What is humane slaughter? Some people say that slaughter is humane if an animal is protected from unavoidable excitement, pain or suffering, and that that requires the animal to be restrained and stunned, rendering it insensitive to pain before it is allowed to bleed to death. I do not accept that. I too have been to an abattoir, and I have also been around cattle when they have been killed in other places. When cattle enter any kind of contraption, including the back of a lorry, their stress levels increase.
In preparation for this debate, I read Jon Henley’s January 2009 article in The Guardian about the European pig industry. Some animals experience a lifetime of distress and suffering. The article documented pigs being kept on slatted concrete floors; pregnant sows being kept in cages so small that they could not move; piglets being castrated without pain relief; and tails routinely being docked to prevent animals from attacking each other. The food that enters the UK food chain from the EU is never discussed, which is peculiar. Muslim and Jewish people do not eat pork, but no one ever discusses such issues—we seem to be focusing on
the same issues time and again. We should certainly spend time on other issues, such as the trimming of hens’ beaks; the mechanical mis-stunning of animals; the fly-grazing of horses; puppy farming; the culling of chicks on the basis of sex; and the cultivation of endangered turtle meat in places such as the Cayman Islands. None of that is ever covered.
It is worth highlighting that the petition has come about with great haste, in contrast with the British Veterinary Association petition, which has taken almost a year to come to fruition. I would like the new BVA chairman to stop fanning the hysteria around this issue and look at what veterinarians are doing to ensure animal welfare in slaughter houses.

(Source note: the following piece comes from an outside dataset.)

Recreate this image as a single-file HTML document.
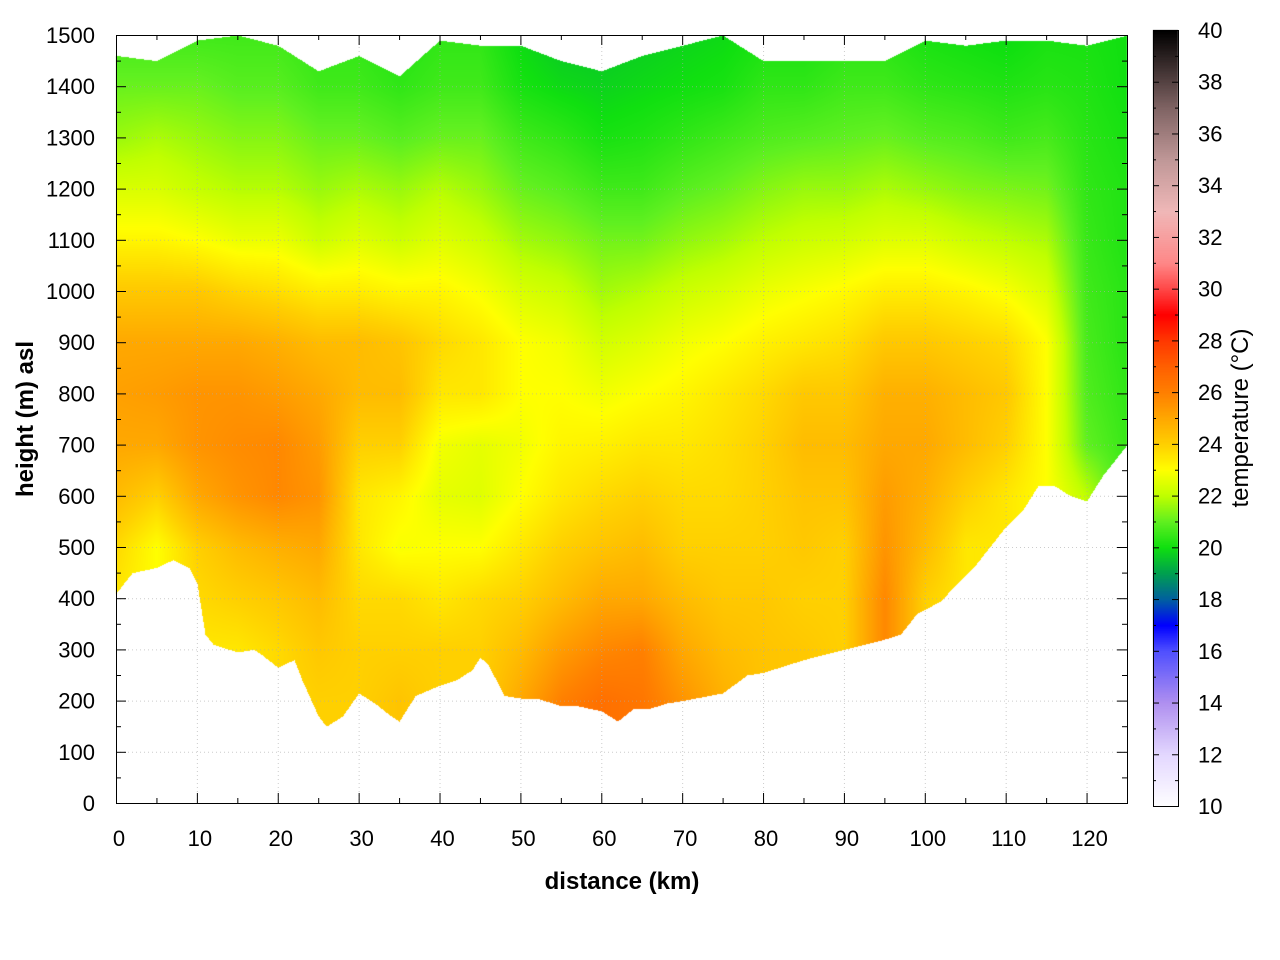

I will not talk about shechita in particular, because it has already been covered, but I want to make a point about why some of the methods we have discussed have come about. The whole motivation in the large-scale factory abattoirs is to speed up the process and prevent the animal from thrashing around at the point of slaughter. That is why stunning occurs. Animal welfare organisations claim to have adopted the idea of stunning in an effort to raise levels of animal welfare, but the evidence in support of the animal welfare benefits is inconclusive. Mechanical methods frequently go wrong, leaving the animal in great, prolonged distress.
The last time we debated this issue, I mentioned the Food Standards Agency statistics on mis-stuns, which showed—and the Minister agreed—that an unrealistically low number of mis-stuns had been reported in the UK. In 2011, only six cattle were officially reported as having been mis-stunned. Following my questions, the Minister conceded that the statistics are not complete and may represent only a fraction of the actual number, and that the FSA will have to endeavour to improve its reporting methods.
I oppose stunning on the basis that mis-stuns cause animals more pain and distress and that it does not improve animal welfare. I am uneasy about the idea of ending non-stun slaughter coming forward so soon after the previous debate. I defend people’s right to eat meat and I defend my right not to eat meat; I also defend my constituents’ right to eat meat slaughtered in the way that they want it to be. Some people have said that these methods of slaughter are alien practices that are not part of British culture and not something we do in Britain. That starts to produce a divide between some groups and the so-called British public, and I am greatly concerned about that.
On the back of the Copenhagen and Paris attacks, many of my Jewish constituents worry that they are not wanted in this country. They, however, are more British than some of the people who have signed the e-petition; they, at the end of their synagogue services, always play “God Save the Queen” and sing along. We do not see that in other parts of society, more’s the pity. Similarly, when I visit my Muslim constituents at the mosque, they do not talk about the issues that some of the far right claim that they do; they are more concerned about parking outside the mosque on a Friday, so that they can get not only to the mosque but back to work afterwards.